If you don’t want snowflakes at launch, then you certainly don’t want them here at the beginning of the process either, so only leverage gold images. Even the smallest variation is likely to cause headaches later. This is one reason why you should also create a whitelist and blacklist of external services, while also holding developers to secure code practices. Devs should not be willy-nilly doing whatever they like even when sandboxed.
Install the binaries on a build sandbox, making sure when you do so that the unit and functional tests are all passing. Do they? Perfect. Now double-check that this sandbox is using the security hardened images and that this has not been updated or altered in any way by the application binary.
Could there be software vulnerabilities? You know the answer: there could always be software vulnerabilities. Audit the build sandbox to ensure there aren’t any.
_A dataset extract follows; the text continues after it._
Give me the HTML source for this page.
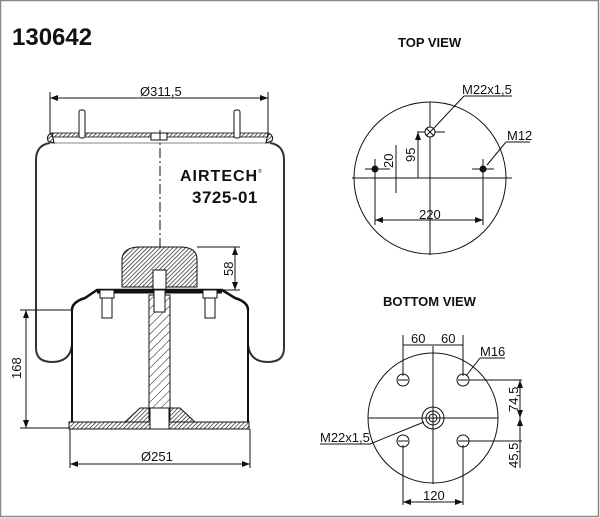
<!DOCTYPE html>
<html><head><meta charset="utf-8"><style>
html,body{margin:0;padding:0;background:#fff}
svg{display:block}
text{font-family:"Liberation Sans Narrow","Liberation Sans",sans-serif;fill:#111}
</style></head><body>
<svg width="600" height="518" viewBox="0 0 600 518" xmlns="http://www.w3.org/2000/svg">
<defs>
<pattern id="h" width="3" height="3" patternUnits="userSpaceOnUse" patternTransform="rotate(45)"><line x1="0" y1="0" x2="0" y2="3" stroke="#222" stroke-width="1.4"/></pattern>
<pattern id="h2" width="6" height="6" patternUnits="userSpaceOnUse" patternTransform="rotate(45)"><line x1="0" y1="0" x2="0" y2="6" stroke="#222" stroke-width="1"/></pattern>
<marker id="a" markerWidth="8" markerHeight="6" refX="8" refY="3" orient="auto-start-reverse"><path d="M0,0 L8,3 L0,6 z" fill="#111"/></marker>
</defs>
<rect x="0.5" y="0.5" width="598" height="516" fill="none" stroke="#888" stroke-width="1.5"/>
<text x="12" y="45" font-size="24" font-weight="bold">130642</text>
<text x="398" y="47" font-size="13" font-weight="bold">TOP VIEW</text>
<text x="383" y="306" font-size="13" font-weight="bold">BOTTOM VIEW</text>

<g stroke="#111" fill="none" stroke-width="1">
<line x1="50" y1="98" x2="268" y2="98" marker-start="url(#a)" marker-end="url(#a)"/>
<line x1="50" y1="92" x2="50" y2="135"/><line x1="268" y1="92" x2="268" y2="135"/>
<rect x="52" y="133" width="216" height="4" fill="url(#h)" stroke-width="0.8"/>
<path d="M52,133 q-6,2 -4,8 l6,2 z M268,133 q6,2 4,8 l-6,2 z" fill="url(#h)"/>
<rect x="79" y="110" width="6" height="28" rx="2" fill="#fff"/>
<rect x="234" y="110" width="6" height="28" rx="2" fill="#fff"/>
<rect x="151" y="133" width="16" height="7" fill="#fff"/>
<path d="M50,143 Q36,145 36,160 L36,348 Q36,362 52,362 Q70,362 72,345 L72,320" stroke-width="2" stroke="#333"/>
<path d="M270,143 Q284,145 284,160 L284,348 Q284,362 268,362 Q250,362 248,345 L248,320" stroke-width="2" stroke="#333"/>
<path d="M50,143 L270,143" stroke-width="0.6"/>
<line x1="160" y1="130" x2="160" y2="248" stroke-dasharray="10,3,2,3"/>
<path d="M122,287 L122,258 Q124,247 140,247 L180,247 Q196,247 197,258 L197,287 Z" fill="url(#h)"/>
<rect x="153" y="270" width="13" height="20" fill="#fff"/>
<path d="M72,310 Q72,302 85,298 L97,290 L222,290 L235,298 Q248,302 248,310" stroke-width="2.5"/>
<path d="M97,292 L222,292" stroke-width="3"/>
<rect x="102" y="290" width="10" height="28" fill="#fff"/><rect x="100" y="290" width="14" height="8" fill="#fff"/>
<rect x="205" y="290" width="10" height="28" fill="#fff"/><rect x="203" y="290" width="14" height="8" fill="#fff"/>
<line x1="72" y1="310" x2="72" y2="422" stroke-width="2"/>
<line x1="248" y1="310" x2="248" y2="422" stroke-width="2"/>
<rect x="149" y="295" width="21" height="125" fill="url(#h2)"/>
<rect x="154" y="290" width="11" height="22" fill="#fff"/>
<rect x="69" y="422" width="180" height="7" fill="url(#h)"/>
<path d="M125,422 L140,408 L180,408 L195,422 Z" fill="url(#h)"/>
<rect x="150" y="408" width="19" height="21" fill="#fff"/>
<line x1="70" y1="429" x2="70" y2="468"/><line x1="250" y1="429" x2="250" y2="468"/>
<line x1="70" y1="464" x2="250" y2="464" marker-start="url(#a)" marker-end="url(#a)"/>
<line x1="20" y1="310" x2="72" y2="310"/><line x1="20" y1="428" x2="69" y2="428"/>
<line x1="26" y1="310" x2="26" y2="428" marker-start="url(#a)" marker-end="url(#a)"/>
<line x1="197" y1="247" x2="240" y2="247"/><line x1="197" y1="290" x2="240" y2="290"/>
<line x1="235" y1="247" x2="235" y2="290" marker-start="url(#a)" marker-end="url(#a)"/>

<circle cx="430" cy="178" r="76"/>
<line x1="430" y1="102" x2="430" y2="255"/>
<line x1="352" y1="178" x2="512" y2="178"/>
<line x1="417" y1="132" x2="445" y2="132"/>
<circle cx="430" cy="132" r="5" fill="#fff"/>
<line x1="426" y1="128" x2="434" y2="136"/><line x1="434" y1="128" x2="426" y2="136"/>
<line x1="365" y1="169" x2="390" y2="169"/><line x1="375" y1="159" x2="375" y2="225"/>
<line x1="472" y1="169" x2="494" y2="169"/><line x1="483" y1="159" x2="483" y2="225"/>
<line x1="375" y1="220" x2="483" y2="220" marker-start="url(#a)" marker-end="url(#a)"/>
<line x1="418" y1="132" x2="418" y2="178" marker-start="url(#a)"/>
<line x1="396" y1="145" x2="396" y2="193"/>
<line x1="434" y1="128" x2="464" y2="96"/><line x1="464" y1="96" x2="512" y2="96"/>
<line x1="487" y1="165" x2="506" y2="142"/><line x1="506" y1="142" x2="530" y2="142"/>

<circle cx="433" cy="418" r="65"/>
<line x1="433" y1="346" x2="433" y2="484"/>
<line x1="368" y1="418" x2="498" y2="418"/>
<circle cx="433" cy="418" r="11"/><circle cx="433" cy="418" r="7"/><circle cx="433" cy="418" r="4"/>
<circle cx="403" cy="380" r="6"/><circle cx="463" cy="380" r="6"/>
<circle cx="403" cy="441" r="6"/><circle cx="463" cy="441" r="6"/>
<path d="M398,380 h10 M458,380 h10 M398,441 h10 M458,441 h10"/>
<line x1="403" y1="335" x2="403" y2="376"/><line x1="463" y1="335" x2="463" y2="376"/>
<line x1="403" y1="345" x2="463" y2="345"/>
<line x1="403" y1="445" x2="403" y2="505"/><line x1="463" y1="445" x2="463" y2="505"/>
<line x1="403" y1="502" x2="463" y2="502" marker-start="url(#a)" marker-end="url(#a)"/>
<line x1="469" y1="380" x2="522" y2="380"/><line x1="460" y1="441" x2="522" y2="441"/>
<line x1="520" y1="380" x2="520" y2="418" marker-start="url(#a)" marker-end="url(#a)"/>
<line x1="520" y1="418" x2="520" y2="468" marker-start="url(#a)"/>
<line x1="466" y1="376" x2="480" y2="358"/><line x1="480" y1="358" x2="505" y2="358"/>
<line x1="424" y1="422" x2="370" y2="444"/><line x1="370" y1="444" x2="320" y2="444"/>
</g>
<g fill="#111">
<circle cx="375" cy="169" r="3.5"/><circle cx="483" cy="169" r="3.5"/>
</g>
<text x="180" y="181" font-size="16" font-weight="bold" letter-spacing="1">AIRTECH</text>
<text x="258" y="173" font-size="5">®</text>
<text x="192" y="203" font-size="17" font-weight="bold" letter-spacing="0.5">3725-01</text>
<text x="140" y="96" font-size="13">Ø311,5</text>
<text x="141" y="461" font-size="13">Ø251</text>
<text transform="translate(21,379) rotate(-90)" font-size="13">168</text>
<text transform="translate(233,276) rotate(-90)" font-size="13">58</text>
<text x="462" y="94" font-size="13">M22x1,5</text>
<text x="507" y="140" font-size="13">M12</text>
<text x="419" y="219" font-size="13">220</text>
<text transform="translate(393,168) rotate(-90)" font-size="13">20</text>
<text transform="translate(415,162) rotate(-90)" font-size="13">95</text>
<text x="411" y="343" font-size="13">60</text>
<text x="441" y="343" font-size="13">60</text>
<text x="480" y="356" font-size="13">M16</text>
<text x="320" y="442" font-size="13">M22x1,5</text>
<text x="423" y="500" font-size="13">120</text>
<text transform="translate(518,412) rotate(-90)" font-size="13">74,5</text>
<text transform="translate(518,468) rotate(-90)" font-size="13">45,5</text>
</svg>
</body></html>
While you’re in an auditing mood, turn your attention to the application logs to ensure they’re compliant with the standards and requirements of your organization. Then take a fine-toothed comb through the component configuration to ensure security hygiene. The last thing you want is to allow default passwords, pre-configured accounts, and clear text connection strings to slip through.
New vulnerabilities may have been announced, or even worse a deployment or configuration activity may have violated a hardening standard, so repeat those audits, as you definitely don’t want to get caught napping here. Since you now have business transactions flowing through the application, check that none of the logs include PII or SPI data since an attacker could use any such data to gain deeper access. Finish up by running penetration tests. If everything looks good and you are ready for a push to production, this is the time to baseline your file system. You’ll need this baseline when monitoring the instances in production.
Push to Production
Continue your ongoing production environment monitoring, additionally looking for configuration changes, software vulnerabilities, and anomalous behavior. Any access control changes, network configuration changes, unusual traffic, new processes being spawned (and the like) should be investigated immediately.
Follow these steps and you’ll help ensure that you don’t run into any unpleasant surprises down the road.